How could you say no to these beauties?
From there we drove through Inverness, stopping in for a quick and easily forgettable lunch (guess not all meals can be fabulous) before hitting the highlight of the day – the Loch Ness Monster Exhibition Center.
The museum does a good job with a series of interactive exhibits detailing the history and craze surrounding the fictional (or maybe not?) Loch Ness monster.
That night we had another great meal which more than made up for the disappointing lunch, at the Dores Inn. Super chic and sophisticated with delicious and varies meal options.
Day 5: Pitlochry, St Andrews
This was the last day of our driving tour and we started with a visit to the small village of Pitlochry. Not much to see there but there are a handful of souvenir shops where you can buy a traditional Scottish blanket – as my parents did. Mission accomplished there.
For our last stop before Edinburgh we settled on the seaside village of St Andrews, a small city on the east coast of Scotland facing the North Sea. The city is known for being the home of golf and the center of Christian faith in Scotland. There’s plenty to see and do in the town but we were just there for the afternoon so simply took a walking tour of the area.
Must sees include the University of St Andrews (being founded in 1413 is the oldest one in Scotland), St Andrews Castle (built in 1400 and acted as a residence for the Bishops of St Andrews before the Reformation), the St Andrews Cathedral (the most important cathedral in Scotland) and the pier and harbor.

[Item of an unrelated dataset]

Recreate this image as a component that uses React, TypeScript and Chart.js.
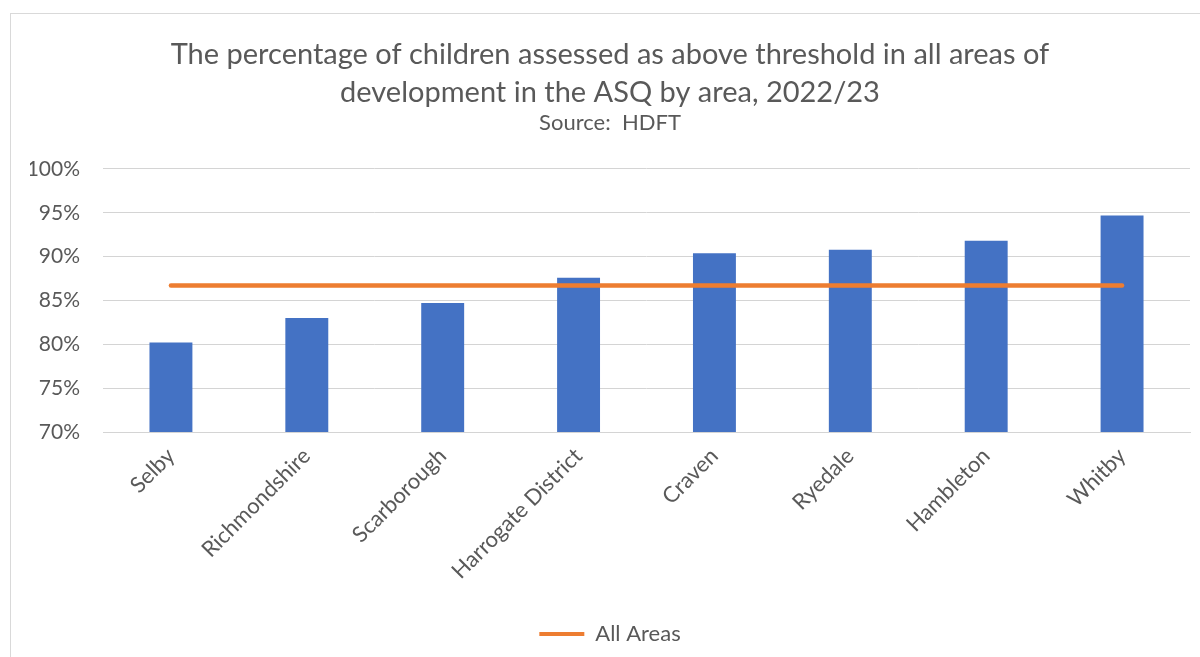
import React, { useEffect, useRef } from "react";
import { Chart, registerables } from "chart.js";

Chart.register(...registerables);

const categories: string[] = [
  "Selby",
  "Richmondshire",
  "Scarborough",
  "Harrogate District",
  "Craven",
  "Ryedale",
  "Hambleton",
  "Whitby",
];
const areaValues: number[] = [80.2, 83.0, 84.7, 87.6, 90.4, 90.8, 91.8, 94.7];
const allAreasValues: number[] = [86.7, 86.7, 86.7, 86.7, 86.7, 86.7, 86.7, 86.7];
const titleLines: string[] = [
  "The percentage of children assessed as above threshold in all areas of",
  "development in the ASQ by area, 2022/23",
];
const subtitleText = "Source:  HDFT";
const legendLabel = "All Areas";
const yMin = 70;
const yMax = 100;
const yStep = 5;

const FONT = "Lato";
const TEXT = "#595959";
const BAR = "#4472C4";
const LINE = "#ED7D31";
const GRID = "#d4d4d4";

export default function App() {
  const ref = useRef<HTMLCanvasElement | null>(null);

  useEffect(() => {
    document.body.style.margin = "0";
    const canvas = ref.current;
    if (!canvas) return;
    const chart = new Chart(canvas, {
      type: "bar",
      data: {
        labels: categories,
        datasets: [
          {
            type: "line",
            label: legendLabel,
            data: allAreasValues,
            borderColor: LINE,
            backgroundColor: LINE,
            borderWidth: 4.5,
            borderCapStyle: "round",
            pointRadius: 0,
            pointHoverRadius: 0,
            order: 0,
          } as any,
          {
            type: "bar",
            label: "Area",
            data: areaValues,
            backgroundColor: BAR,
            borderWidth: 0,
            categoryPercentage: 1,
            barPercentage: 0.316,
            order: 1,
          } as any,
        ],
      },
      options: {
        responsive: true,
        maintainAspectRatio: false,
        animation: false,
        layout: { padding: { left: 30, right: 10, top: 0, bottom: 2 } },
        plugins: {
          tooltip: { enabled: false },
          title: {
            display: true,
            text: titleLines,
            color: TEXT,
            font: { family: FONT, size: 29, weight: "normal", lineHeight: 1.31 },
            padding: { top: 36, bottom: 0 },
          },
          subtitle: {
            display: true,
            text: subtitleText,
            color: TEXT,
            font: { family: FONT, size: 22, weight: "normal", lineHeight: 1.0 },
            padding: { top: 0, bottom: 35 },
          },
          legend: {
            display: true,
            position: "bottom",
            labels: {
              color: TEXT,
              font: { family: FONT, size: 22 },
              boxWidth: 45,
              boxHeight: 4,
              padding: 10,
              generateLabels: (c: any) => {
                const items = (Chart.defaults.plugins.legend.labels as any).generateLabels(c);
                return items
                  .filter((i: any) => i.text === legendLabel)
                  .map((i: any) => ({ ...i, lineWidth: 0, fillStyle: LINE, strokeStyle: LINE }));
              },
            },
          },
        },
        scales: {
          x: {
            grid: { display: false, drawTicks: false },
            border: { display: true, color: GRID, width: 1 },
            ticks: {
              color: TEXT,
              font: { family: FONT, size: 22 },
              autoSkip: false,
              maxRotation: 45,
              minRotation: 45,
              padding: 11,
            },
            afterFit: (s: any) => {
              s.height = 181;
            },
          },
          y: {
            min: yMin,
            max: yMax,
            grid: { color: GRID, drawTicks: false, lineWidth: 1 },
            border: { display: false },
            ticks: {
              stepSize: yStep,
              color: TEXT,
              font: { family: FONT, size: 21 },
              padding: 23,
              callback: (v: any) => `${v}%`,
            },
            afterFit: (s: any) => {
              s.width = 73;
            },
          },
        },
      },
    });
    return () => chart.destroy();
  }, []);

  return (
    <div style={{ position: "fixed", left: 0, top: 0, width: 1200, height: 657, background: "#fff" }}>
      <div
        style={{
          position: "absolute",
          left: 10,
          top: 13,
          width: 1200,
          height: 700,
          border: `1px solid #d9d9d9`,
          boxSizing: "border-box",
        }}
      />
      <div style={{ position: "absolute", left: 0, top: 0, width: 1200, height: 657 }}>
        <canvas ref={ref} />
      </div>
    </div>
  );
}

The town center itself is very nice and also worth a walk. The highlight of our visit there for me was our dinner meal. I was finally going to have some oysters! After a long time searching for The Seafood Restaurant, eventually thinking we would never find it, we finally did and we had a great meal there.
I do love oysters, that much I know for sure.
Overall we had a great 5 day driving tour through Scotland. I would have loved to turn this into a 10 or even 15 day tour but that will have to wait until next time.
If you’re heading to Scotland though I highly recommend renting a car and having the freedom to explore and hop out to snap a photo of the beautiful landscape at any time.